Work to do:
Restate the data word for word and leave the images out.

Dataset content:
----------------------------------------

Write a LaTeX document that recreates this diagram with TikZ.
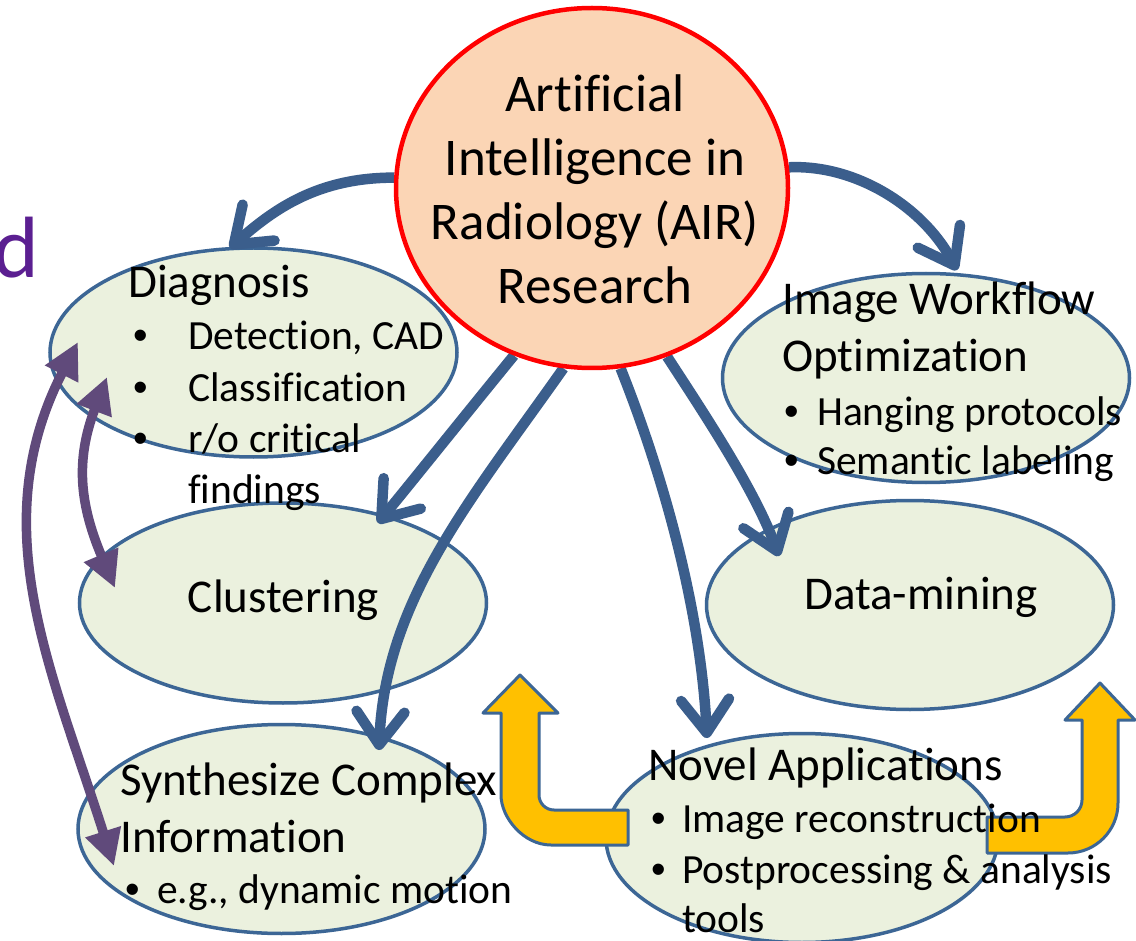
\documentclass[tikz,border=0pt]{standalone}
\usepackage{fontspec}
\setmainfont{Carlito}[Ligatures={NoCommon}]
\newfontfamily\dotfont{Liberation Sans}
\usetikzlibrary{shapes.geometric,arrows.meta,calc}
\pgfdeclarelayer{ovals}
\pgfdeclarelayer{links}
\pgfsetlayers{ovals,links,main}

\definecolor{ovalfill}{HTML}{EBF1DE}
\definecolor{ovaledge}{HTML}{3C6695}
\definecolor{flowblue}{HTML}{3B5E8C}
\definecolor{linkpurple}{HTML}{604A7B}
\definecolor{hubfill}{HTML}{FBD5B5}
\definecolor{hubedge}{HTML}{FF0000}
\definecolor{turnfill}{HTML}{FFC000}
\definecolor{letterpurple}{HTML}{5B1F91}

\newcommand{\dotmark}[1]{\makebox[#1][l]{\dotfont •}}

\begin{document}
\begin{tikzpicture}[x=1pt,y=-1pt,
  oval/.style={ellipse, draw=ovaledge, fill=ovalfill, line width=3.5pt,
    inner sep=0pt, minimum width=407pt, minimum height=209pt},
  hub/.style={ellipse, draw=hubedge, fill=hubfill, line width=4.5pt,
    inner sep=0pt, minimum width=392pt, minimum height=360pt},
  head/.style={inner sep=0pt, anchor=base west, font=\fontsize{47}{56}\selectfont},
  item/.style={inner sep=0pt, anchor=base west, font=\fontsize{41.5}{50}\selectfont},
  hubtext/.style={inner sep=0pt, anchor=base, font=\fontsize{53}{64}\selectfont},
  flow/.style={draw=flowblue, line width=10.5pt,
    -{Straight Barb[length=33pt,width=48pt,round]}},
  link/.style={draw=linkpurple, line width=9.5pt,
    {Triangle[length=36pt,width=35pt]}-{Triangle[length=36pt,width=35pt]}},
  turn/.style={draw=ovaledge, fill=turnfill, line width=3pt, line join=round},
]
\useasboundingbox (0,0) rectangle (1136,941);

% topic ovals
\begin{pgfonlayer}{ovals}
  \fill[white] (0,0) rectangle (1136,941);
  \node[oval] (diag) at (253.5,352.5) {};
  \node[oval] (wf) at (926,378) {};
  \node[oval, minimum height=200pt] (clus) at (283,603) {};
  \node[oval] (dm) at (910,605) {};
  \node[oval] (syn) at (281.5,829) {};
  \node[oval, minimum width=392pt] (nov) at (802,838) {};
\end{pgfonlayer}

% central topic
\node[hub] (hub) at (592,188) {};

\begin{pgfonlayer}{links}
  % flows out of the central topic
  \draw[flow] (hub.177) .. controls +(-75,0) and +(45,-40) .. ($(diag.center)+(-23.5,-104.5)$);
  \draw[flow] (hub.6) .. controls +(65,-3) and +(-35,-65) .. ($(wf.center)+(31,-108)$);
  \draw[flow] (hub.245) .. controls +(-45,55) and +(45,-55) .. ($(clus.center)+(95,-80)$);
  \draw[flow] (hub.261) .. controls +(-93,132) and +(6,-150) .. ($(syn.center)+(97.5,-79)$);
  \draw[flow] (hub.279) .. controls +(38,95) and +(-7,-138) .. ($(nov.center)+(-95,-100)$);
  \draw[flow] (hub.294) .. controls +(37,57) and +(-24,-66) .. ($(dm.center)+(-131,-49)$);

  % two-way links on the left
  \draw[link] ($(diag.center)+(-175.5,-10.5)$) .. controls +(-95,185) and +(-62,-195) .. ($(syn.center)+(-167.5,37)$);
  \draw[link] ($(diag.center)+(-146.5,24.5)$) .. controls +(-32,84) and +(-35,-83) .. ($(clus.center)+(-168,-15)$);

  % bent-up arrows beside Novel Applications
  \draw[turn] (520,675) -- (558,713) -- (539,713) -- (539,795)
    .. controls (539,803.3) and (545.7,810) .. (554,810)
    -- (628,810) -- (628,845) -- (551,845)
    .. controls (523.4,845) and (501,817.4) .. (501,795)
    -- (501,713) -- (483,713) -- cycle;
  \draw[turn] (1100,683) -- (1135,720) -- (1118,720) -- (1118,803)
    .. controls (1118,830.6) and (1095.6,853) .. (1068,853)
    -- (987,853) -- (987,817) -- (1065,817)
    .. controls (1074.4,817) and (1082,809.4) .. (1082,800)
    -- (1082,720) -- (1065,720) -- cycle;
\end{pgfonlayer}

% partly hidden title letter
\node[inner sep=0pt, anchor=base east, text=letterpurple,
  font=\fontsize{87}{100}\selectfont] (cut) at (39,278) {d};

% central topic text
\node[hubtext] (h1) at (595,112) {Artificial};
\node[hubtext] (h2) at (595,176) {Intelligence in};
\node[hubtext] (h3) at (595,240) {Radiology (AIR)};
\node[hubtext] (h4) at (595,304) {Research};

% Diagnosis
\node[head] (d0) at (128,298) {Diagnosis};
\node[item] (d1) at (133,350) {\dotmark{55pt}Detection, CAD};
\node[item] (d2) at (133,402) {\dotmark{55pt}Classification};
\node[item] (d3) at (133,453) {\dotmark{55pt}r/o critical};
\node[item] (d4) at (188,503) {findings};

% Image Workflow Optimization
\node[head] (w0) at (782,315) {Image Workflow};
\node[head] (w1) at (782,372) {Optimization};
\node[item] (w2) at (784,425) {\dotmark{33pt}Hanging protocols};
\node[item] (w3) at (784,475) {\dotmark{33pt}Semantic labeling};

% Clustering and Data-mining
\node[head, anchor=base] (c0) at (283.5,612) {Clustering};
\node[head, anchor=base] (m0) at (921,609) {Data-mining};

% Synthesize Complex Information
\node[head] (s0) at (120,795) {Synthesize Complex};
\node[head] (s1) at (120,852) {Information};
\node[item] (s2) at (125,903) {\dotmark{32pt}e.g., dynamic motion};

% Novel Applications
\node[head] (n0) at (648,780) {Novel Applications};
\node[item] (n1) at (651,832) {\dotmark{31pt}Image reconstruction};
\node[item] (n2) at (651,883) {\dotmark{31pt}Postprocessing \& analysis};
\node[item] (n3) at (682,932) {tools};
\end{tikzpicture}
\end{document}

----------------------------------------

Problem solution:
Write a LaTeX document that recreates this diagram with TikZ.
\documentclass[tikz,border=0pt]{standalone}
\usepackage{fontspec}
\setmainfont{Carlito}[Ligatures={NoCommon}]
\newfontfamily\dotfont{Liberation Sans}
\usetikzlibrary{shapes.geometric,arrows.meta,calc}
\pgfdeclarelayer{ovals}
\pgfdeclarelayer{links}
\pgfsetlayers{ovals,links,main}

\definecolor{ovalfill}{HTML}{EBF1DE}
\definecolor{ovaledge}{HTML}{3C6695}
\definecolor{flowblue}{HTML}{3B5E8C}
\definecolor{linkpurple}{HTML}{604A7B}
\definecolor{hubfill}{HTML}{FBD5B5}
\definecolor{hubedge}{HTML}{FF0000}
\definecolor{turnfill}{HTML}{FFC000}
\definecolor{letterpurple}{HTML}{5B1F91}

\newcommand{\dotmark}[1]{\makebox[#1][l]{\dotfont •}}

\begin{document}
\begin{tikzpicture}[x=1pt,y=-1pt,
  oval/.style={ellipse, draw=ovaledge, fill=ovalfill, line width=3.5pt,
    inner sep=0pt, minimum width=407pt, minimum height=209pt},
  hub/.style={ellipse, draw=hubedge, fill=hubfill, line width=4.5pt,
    inner sep=0pt, minimum width=392pt, minimum height=360pt},
  head/.style={inner sep=0pt, anchor=base west, font=\fontsize{47}{56}\selectfont},
  item/.style={inner sep=0pt, anchor=base west, font=\fontsize{41.5}{50}\selectfont},
  hubtext/.style={inner sep=0pt, anchor=base, font=\fontsize{53}{64}\selectfont},
  flow/.style={draw=flowblue, line width=10.5pt,
    -{Straight Barb[length=33pt,width=48pt,round]}},
  link/.style={draw=linkpurple, line width=9.5pt,
    {Triangle[length=36pt,width=35pt]}-{Triangle[length=36pt,width=35pt]}},
  turn/.style={draw=ovaledge, fill=turnfill, line width=3pt, line join=round},
]
\useasboundingbox (0,0) rectangle (1136,941);

% topic ovals
\begin{pgfonlayer}{ovals}
  \fill[white] (0,0) rectangle (1136,941);
  \node[oval] (diag) at (253.5,352.5) {};
  \node[oval] (wf) at (926,378) {};
  \node[oval, minimum height=200pt] (clus) at (283,603) {};
  \node[oval] (dm) at (910,605) {};
  \node[oval] (syn) at (281.5,829) {};
  \node[oval, minimum width=392pt] (nov) at (802,838) {};
\end{pgfonlayer}

% central topic
\node[hub] (hub) at (592,188) {};

\begin{pgfonlayer}{links}
  % flows out of the central topic
  \draw[flow] (hub.177) .. controls +(-75,0) and +(45,-40) .. ($(diag.center)+(-23.5,-104.5)$);
  \draw[flow] (hub.6) .. controls +(65,-3) and +(-35,-65) .. ($(wf.center)+(31,-108)$);
  \draw[flow] (hub.245) .. controls +(-45,55) and +(45,-55) .. ($(clus.center)+(95,-80)$);
  \draw[flow] (hub.261) .. controls +(-93,132) and +(6,-150) .. ($(syn.center)+(97.5,-79)$);
  \draw[flow] (hub.279) .. controls +(38,95) and +(-7,-138) .. ($(nov.center)+(-95,-100)$);
  \draw[flow] (hub.294) .. controls +(37,57) and +(-24,-66) .. ($(dm.center)+(-131,-49)$);

  % two-way links on the left
  \draw[link] ($(diag.center)+(-175.5,-10.5)$) .. controls +(-95,185) and +(-62,-195) .. ($(syn.center)+(-167.5,37)$);
  \draw[link] ($(diag.center)+(-146.5,24.5)$) .. controls +(-32,84) and +(-35,-83) .. ($(clus.center)+(-168,-15)$);

  % bent-up arrows beside Novel Applications
  \draw[turn] (520,675) -- (558,713) -- (539,713) -- (539,795)
    .. controls (539,803.3) and (545.7,810) .. (554,810)
    -- (628,810) -- (628,845) -- (551,845)
    .. controls (523.4,845) and (501,817.4) .. (501,795)
    -- (501,713) -- (483,713) -- cycle;
  \draw[turn] (1100,683) -- (1135,720) -- (1118,720) -- (1118,803)
    .. controls (1118,830.6) and (1095.6,853) .. (1068,853)
    -- (987,853) -- (987,817) -- (1065,817)
    .. controls (1074.4,817) and (1082,809.4) .. (1082,800)
    -- (1082,720) -- (1065,720) -- cycle;
\end{pgfonlayer}

% partly hidden title letter
\node[inner sep=0pt, anchor=base east, text=letterpurple,
  font=\fontsize{87}{100}\selectfont] (cut) at (39,278) {d};

% central topic text
\node[hubtext] (h1) at (595,112) {Artificial};
\node[hubtext] (h2) at (595,176) {Intelligence in};
\node[hubtext] (h3) at (595,240) {Radiology (AIR)};
\node[hubtext] (h4) at (595,304) {Research};

% Diagnosis
\node[head] (d0) at (128,298) {Diagnosis};
\node[item] (d1) at (133,350) {\dotmark{55pt}Detection, CAD};
\node[item] (d2) at (133,402) {\dotmark{55pt}Classification};
\node[item] (d3) at (133,453) {\dotmark{55pt}r/o critical};
\node[item] (d4) at (188,503) {findings};

% Image Workflow Optimization
\node[head] (w0) at (782,315) {Image Workflow};
\node[head] (w1) at (782,372) {Optimization};
\node[item] (w2) at (784,425) {\dotmark{33pt}Hanging protocols};
\node[item] (w3) at (784,475) {\dotmark{33pt}Semantic labeling};

% Clustering and Data-mining
\node[head, anchor=base] (c0) at (283.5,612) {Clustering};
\node[head, anchor=base] (m0) at (921,609) {Data-mining};

% Synthesize Complex Information
\node[head] (s0) at (120,795) {Synthesize Complex};
\node[head] (s1) at (120,852) {Information};
\node[item] (s2) at (125,903) {\dotmark{32pt}e.g., dynamic motion};

% Novel Applications
\node[head] (n0) at (648,780) {Novel Applications};
\node[item] (n1) at (651,832) {\dotmark{31pt}Image reconstruction};
\node[item] (n2) at (651,883) {\dotmark{31pt}Postprocessing \& analysis};
\node[item] (n3) at (682,932) {tools};
\end{tikzpicture}
\end{document}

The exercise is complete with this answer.